The Palestinians’ Historic Opportunity

 The Palestinians’ Historic Opportunity

Daniel Ayalon, Israel’s ambassador to the United States, had an op-ed in the Washington Post yesterday, in which he issued this warning:

Time is running out for the Palestinian leadership to confront the terrorists. . . . Lest the Palestinians miss another historic opportunity, the world should insist that they crack down on terrorism now.

Earth to Danny:  they just got a waiver of U.S. sanctions for “noncompliance” with their earlier “commitment” to crack down on terrorism, and they just received a $9 billion pledge from the G-8 with no strings attached (such as “cracking down on terrorism").  They are not likely to be worried about missing another “historic opportunity.”

In any event, the only penalty for missing an “historic opportunity” is always . . . another “historic opportunity.”  The Palestinians have now missed seven in a row:  they could have had a state in 1937 (the Peel Commission proposal), 1947 (the UN Partition Plan), 1967 (the Allon Plan), 1978 (the Egypt-Israel peace treaty), 2000 (Camp David), 2001 (the Clinton Parameters/Taba), and 2003 (the Roadmap). 

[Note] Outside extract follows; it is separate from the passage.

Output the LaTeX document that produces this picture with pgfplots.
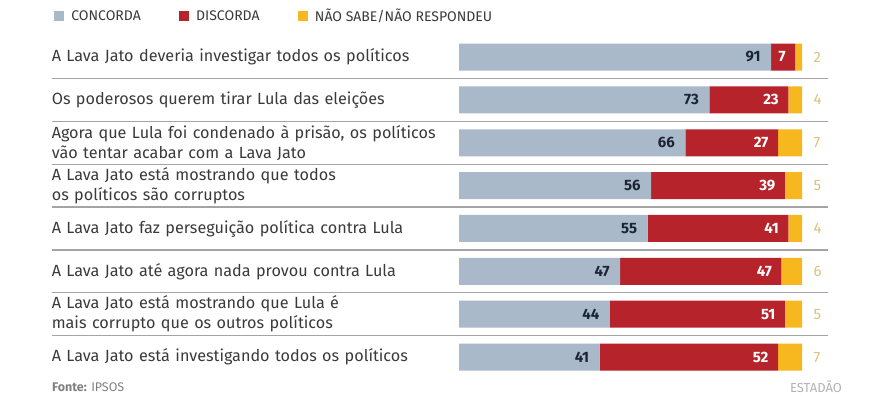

It may be that a state next to Israel is not the historic opportunity they seek. 

On the contrary, as they watch as Israel unilaterally turns over land on its southern border to Hamas, replicating the unilateral turnover of land on its northern border to Hezbollah, they may feel instead that they are moving steadily closer to a different historic opportunity.

In a joint Israeli-Palestinian public opinion poll conducted last month, 72% of the Palestinians saw Sharon’s disengagement as “a victory for the Palestinian armed struggle against Israel.”  Why would they conceivably want to “crack down” on what produced it?